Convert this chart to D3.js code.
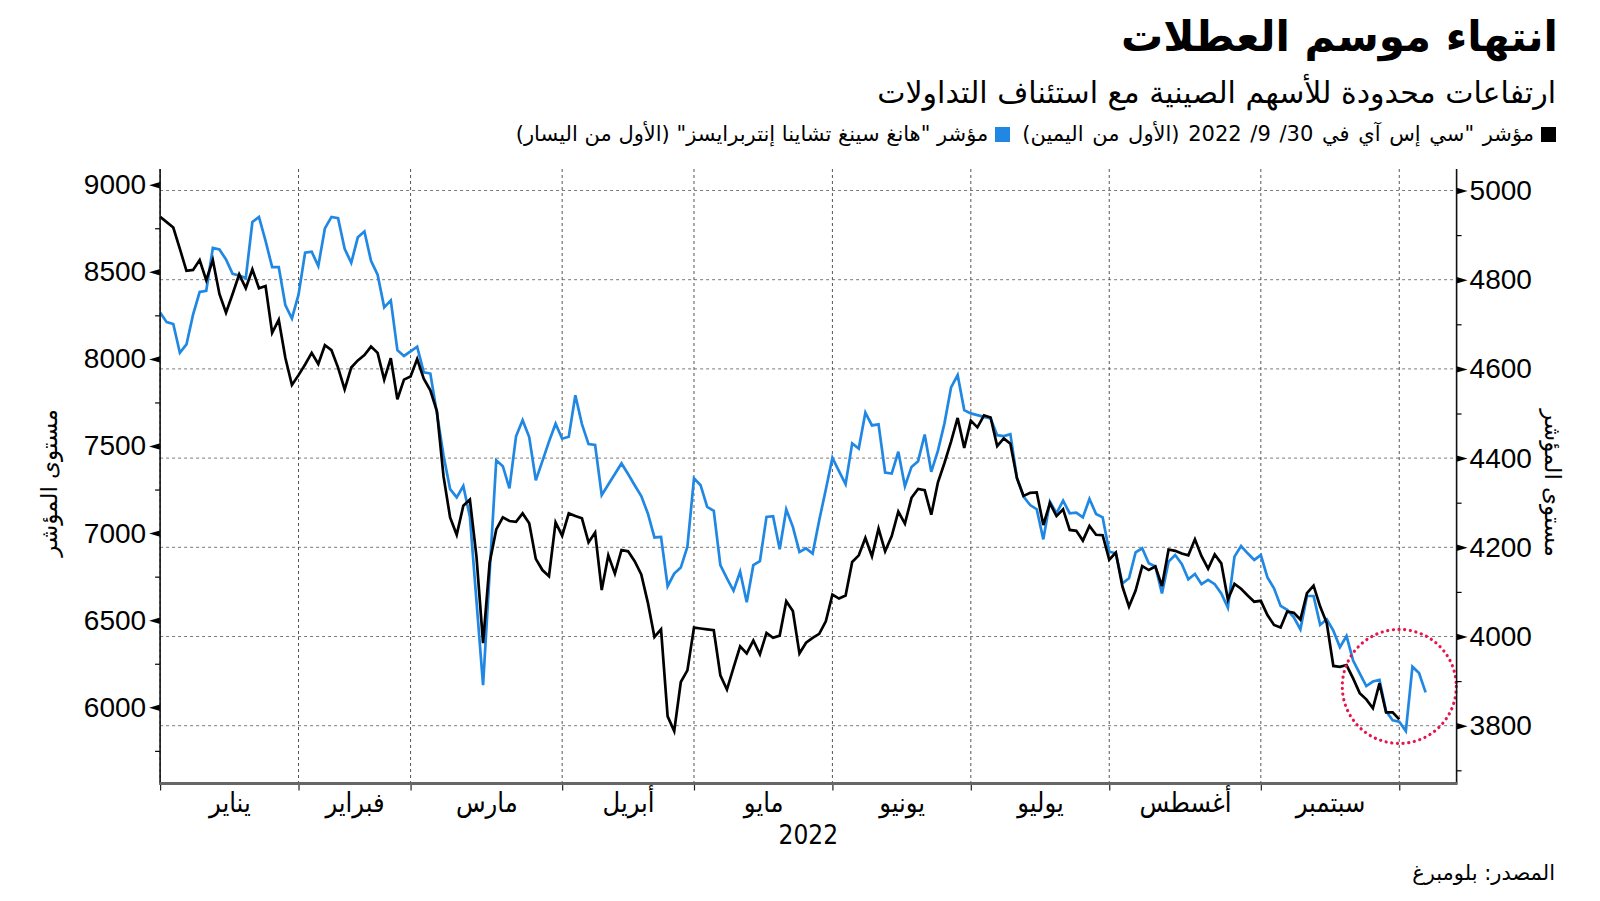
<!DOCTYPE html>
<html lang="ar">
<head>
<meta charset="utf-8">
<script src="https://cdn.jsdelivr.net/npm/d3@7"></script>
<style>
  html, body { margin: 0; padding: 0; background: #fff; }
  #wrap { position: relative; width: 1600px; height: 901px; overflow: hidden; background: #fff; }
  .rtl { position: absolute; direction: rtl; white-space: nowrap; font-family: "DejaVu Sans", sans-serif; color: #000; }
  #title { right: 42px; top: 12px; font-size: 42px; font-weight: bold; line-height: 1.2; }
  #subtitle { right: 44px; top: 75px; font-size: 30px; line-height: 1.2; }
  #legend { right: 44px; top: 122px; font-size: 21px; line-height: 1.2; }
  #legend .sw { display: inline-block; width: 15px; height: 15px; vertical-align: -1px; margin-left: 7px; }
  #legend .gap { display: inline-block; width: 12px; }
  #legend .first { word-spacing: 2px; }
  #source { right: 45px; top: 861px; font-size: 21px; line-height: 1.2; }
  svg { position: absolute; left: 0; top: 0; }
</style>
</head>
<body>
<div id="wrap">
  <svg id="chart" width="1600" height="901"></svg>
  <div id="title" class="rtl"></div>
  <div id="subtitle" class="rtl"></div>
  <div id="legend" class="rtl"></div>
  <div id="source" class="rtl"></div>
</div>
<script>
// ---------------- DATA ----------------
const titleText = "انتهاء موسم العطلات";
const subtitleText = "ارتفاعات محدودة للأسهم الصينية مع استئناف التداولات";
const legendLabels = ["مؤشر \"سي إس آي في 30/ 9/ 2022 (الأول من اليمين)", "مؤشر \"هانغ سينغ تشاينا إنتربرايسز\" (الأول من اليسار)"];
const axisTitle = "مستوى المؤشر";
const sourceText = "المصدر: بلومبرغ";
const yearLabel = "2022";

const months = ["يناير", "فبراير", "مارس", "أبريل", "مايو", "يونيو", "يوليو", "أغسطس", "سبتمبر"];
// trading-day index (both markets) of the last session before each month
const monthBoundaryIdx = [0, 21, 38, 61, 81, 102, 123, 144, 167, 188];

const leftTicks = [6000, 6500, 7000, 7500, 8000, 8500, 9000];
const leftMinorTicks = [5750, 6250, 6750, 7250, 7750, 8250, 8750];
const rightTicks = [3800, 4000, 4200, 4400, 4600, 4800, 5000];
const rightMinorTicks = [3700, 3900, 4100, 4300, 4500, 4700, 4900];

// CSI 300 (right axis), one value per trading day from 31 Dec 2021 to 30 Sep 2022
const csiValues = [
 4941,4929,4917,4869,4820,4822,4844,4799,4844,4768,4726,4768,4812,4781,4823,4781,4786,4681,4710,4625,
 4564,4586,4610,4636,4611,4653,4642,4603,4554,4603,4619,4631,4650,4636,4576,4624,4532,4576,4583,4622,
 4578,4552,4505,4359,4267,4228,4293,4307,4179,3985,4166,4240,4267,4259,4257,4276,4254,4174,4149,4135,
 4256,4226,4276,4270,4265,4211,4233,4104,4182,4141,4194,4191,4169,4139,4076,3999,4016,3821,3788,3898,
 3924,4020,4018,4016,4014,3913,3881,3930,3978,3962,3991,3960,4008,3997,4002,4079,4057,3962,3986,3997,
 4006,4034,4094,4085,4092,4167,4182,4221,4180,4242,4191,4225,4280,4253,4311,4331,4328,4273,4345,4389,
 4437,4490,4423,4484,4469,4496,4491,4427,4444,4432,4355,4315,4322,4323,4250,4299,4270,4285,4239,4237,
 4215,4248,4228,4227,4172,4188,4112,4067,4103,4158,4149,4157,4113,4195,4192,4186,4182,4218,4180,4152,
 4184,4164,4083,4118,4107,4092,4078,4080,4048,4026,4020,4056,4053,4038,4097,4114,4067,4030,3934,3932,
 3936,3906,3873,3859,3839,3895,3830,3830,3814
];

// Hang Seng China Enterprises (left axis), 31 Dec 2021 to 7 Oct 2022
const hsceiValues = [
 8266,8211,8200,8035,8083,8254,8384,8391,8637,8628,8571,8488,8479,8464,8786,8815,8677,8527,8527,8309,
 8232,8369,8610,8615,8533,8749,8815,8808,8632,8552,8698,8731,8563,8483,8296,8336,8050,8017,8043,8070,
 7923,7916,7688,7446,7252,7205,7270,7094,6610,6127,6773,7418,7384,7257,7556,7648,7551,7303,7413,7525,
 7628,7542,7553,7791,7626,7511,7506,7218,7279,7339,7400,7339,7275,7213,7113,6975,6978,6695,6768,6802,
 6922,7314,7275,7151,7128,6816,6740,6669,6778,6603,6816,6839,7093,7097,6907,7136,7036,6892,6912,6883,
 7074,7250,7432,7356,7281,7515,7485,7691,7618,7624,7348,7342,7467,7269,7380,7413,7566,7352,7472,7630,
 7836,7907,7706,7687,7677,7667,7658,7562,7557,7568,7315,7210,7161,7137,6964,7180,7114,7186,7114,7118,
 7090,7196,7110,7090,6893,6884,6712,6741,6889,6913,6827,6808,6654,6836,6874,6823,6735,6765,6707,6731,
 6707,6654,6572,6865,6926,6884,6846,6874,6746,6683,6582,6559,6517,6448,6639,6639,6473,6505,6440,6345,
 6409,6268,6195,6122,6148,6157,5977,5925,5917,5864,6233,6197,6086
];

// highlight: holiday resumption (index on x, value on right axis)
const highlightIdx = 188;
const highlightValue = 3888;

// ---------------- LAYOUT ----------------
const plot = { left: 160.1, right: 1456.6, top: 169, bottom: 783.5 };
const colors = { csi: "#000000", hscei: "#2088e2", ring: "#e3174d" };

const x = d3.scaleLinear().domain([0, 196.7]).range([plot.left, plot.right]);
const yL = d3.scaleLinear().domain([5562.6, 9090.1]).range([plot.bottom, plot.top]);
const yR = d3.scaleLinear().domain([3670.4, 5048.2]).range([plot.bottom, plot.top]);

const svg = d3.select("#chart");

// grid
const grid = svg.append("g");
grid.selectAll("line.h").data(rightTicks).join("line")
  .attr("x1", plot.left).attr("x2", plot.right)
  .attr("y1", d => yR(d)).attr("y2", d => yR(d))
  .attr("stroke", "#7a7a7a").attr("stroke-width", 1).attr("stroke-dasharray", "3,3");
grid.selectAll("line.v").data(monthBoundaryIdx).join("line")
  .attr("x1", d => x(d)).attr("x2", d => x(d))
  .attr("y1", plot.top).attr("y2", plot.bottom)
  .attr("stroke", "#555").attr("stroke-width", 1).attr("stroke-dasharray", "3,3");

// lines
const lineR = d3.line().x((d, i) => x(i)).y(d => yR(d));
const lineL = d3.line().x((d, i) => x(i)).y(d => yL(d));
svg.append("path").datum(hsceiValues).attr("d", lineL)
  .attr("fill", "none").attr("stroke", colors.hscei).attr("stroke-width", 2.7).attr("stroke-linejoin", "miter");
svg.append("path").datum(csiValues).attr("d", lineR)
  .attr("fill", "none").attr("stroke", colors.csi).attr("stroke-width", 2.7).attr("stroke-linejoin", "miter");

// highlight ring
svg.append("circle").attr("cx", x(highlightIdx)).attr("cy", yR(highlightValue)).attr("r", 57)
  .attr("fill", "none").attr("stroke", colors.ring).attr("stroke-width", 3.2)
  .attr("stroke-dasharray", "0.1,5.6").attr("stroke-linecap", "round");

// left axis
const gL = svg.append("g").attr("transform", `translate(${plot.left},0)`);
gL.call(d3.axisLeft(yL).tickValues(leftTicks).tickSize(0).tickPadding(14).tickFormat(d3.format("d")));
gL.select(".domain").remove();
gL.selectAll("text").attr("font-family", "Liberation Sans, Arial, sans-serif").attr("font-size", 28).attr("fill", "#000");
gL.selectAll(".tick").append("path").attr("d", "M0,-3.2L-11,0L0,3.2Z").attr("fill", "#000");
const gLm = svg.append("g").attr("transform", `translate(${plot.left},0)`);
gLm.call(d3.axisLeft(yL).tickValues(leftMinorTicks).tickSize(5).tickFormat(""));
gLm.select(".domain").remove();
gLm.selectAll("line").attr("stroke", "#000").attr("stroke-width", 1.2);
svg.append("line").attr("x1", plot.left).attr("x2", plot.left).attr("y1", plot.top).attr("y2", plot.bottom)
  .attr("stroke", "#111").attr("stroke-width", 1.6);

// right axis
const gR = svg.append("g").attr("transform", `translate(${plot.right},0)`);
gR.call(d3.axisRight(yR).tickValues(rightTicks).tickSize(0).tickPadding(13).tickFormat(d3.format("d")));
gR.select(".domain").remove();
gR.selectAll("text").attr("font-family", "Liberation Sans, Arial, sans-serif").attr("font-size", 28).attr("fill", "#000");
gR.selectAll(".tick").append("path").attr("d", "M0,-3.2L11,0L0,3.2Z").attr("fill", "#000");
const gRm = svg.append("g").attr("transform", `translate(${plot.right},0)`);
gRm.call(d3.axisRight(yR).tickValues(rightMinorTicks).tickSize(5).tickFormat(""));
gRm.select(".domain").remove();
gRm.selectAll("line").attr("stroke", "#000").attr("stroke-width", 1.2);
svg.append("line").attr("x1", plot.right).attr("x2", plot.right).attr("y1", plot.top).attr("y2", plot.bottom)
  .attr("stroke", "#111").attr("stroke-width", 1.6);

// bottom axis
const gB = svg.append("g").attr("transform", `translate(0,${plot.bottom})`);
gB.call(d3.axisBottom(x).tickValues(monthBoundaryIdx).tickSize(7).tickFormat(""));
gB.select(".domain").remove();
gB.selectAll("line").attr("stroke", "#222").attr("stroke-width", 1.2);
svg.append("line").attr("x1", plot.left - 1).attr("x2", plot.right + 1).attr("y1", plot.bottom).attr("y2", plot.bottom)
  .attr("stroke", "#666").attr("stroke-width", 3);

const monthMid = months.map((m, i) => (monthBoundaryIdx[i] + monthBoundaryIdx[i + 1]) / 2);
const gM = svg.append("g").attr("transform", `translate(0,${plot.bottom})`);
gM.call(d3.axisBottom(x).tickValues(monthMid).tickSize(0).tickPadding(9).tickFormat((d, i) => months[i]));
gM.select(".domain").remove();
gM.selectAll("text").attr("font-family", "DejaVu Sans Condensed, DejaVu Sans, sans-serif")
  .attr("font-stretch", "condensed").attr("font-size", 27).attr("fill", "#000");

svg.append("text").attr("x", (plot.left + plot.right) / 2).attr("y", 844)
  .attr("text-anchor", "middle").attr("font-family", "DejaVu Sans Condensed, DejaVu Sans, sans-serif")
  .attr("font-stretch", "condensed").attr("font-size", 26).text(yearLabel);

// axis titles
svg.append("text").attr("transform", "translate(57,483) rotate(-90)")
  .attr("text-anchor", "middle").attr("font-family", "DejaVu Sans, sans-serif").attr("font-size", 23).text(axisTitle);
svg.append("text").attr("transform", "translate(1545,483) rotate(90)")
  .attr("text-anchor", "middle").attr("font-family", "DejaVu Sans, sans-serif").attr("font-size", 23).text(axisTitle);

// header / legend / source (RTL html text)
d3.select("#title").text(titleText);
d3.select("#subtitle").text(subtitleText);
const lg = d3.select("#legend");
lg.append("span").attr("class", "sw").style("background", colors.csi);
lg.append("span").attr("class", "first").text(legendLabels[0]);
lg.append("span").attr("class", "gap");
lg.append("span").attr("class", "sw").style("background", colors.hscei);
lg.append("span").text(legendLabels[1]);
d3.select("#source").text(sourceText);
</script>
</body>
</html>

--------

_To do_
Skip every picture and return the lines above from the top through the one that contains "144, 167, 188];".

_The answer_
Convert this chart to D3.js code.
<!DOCTYPE html>
<html lang="ar">
<head>
<meta charset="utf-8">
<script src="https://cdn.jsdelivr.net/npm/d3@7"></script>
<style>
  html, body { margin: 0; padding: 0; background: #fff; }
  #wrap { position: relative; width: 1600px; height: 901px; overflow: hidden; background: #fff; }
  .rtl { position: absolute; direction: rtl; white-space: nowrap; font-family: "DejaVu Sans", sans-serif; color: #000; }
  #title { right: 42px; top: 12px; font-size: 42px; font-weight: bold; line-height: 1.2; }
  #subtitle { right: 44px; top: 75px; font-size: 30px; line-height: 1.2; }
  #legend { right: 44px; top: 122px; font-size: 21px; line-height: 1.2; }
  #legend .sw { display: inline-block; width: 15px; height: 15px; vertical-align: -1px; margin-left: 7px; }
  #legend .gap { display: inline-block; width: 12px; }
  #legend .first { word-spacing: 2px; }
  #source { right: 45px; top: 861px; font-size: 21px; line-height: 1.2; }
  svg { position: absolute; left: 0; top: 0; }
</style>
</head>
<body>
<div id="wrap">
  <svg id="chart" width="1600" height="901"></svg>
  <div id="title" class="rtl"></div>
  <div id="subtitle" class="rtl"></div>
  <div id="legend" class="rtl"></div>
  <div id="source" class="rtl"></div>
</div>
<script>
// ---------------- DATA ----------------
const titleText = "انتهاء موسم العطلات";
const subtitleText = "ارتفاعات محدودة للأسهم الصينية مع استئناف التداولات";
const legendLabels = ["مؤشر \"سي إس آي في 30/ 9/ 2022 (الأول من اليمين)", "مؤشر \"هانغ سينغ تشاينا إنتربرايسز\" (الأول من اليسار)"];
const axisTitle = "مستوى المؤشر";
const sourceText = "المصدر: بلومبرغ";
const yearLabel = "2022";

const months = ["يناير", "فبراير", "مارس", "أبريل", "مايو", "يونيو", "يوليو", "أغسطس", "سبتمبر"];
// trading-day index (both markets) of the last session before each month
const monthBoundaryIdx = [0, 21, 38, 61, 81, 102, 123, 144, 167, 188];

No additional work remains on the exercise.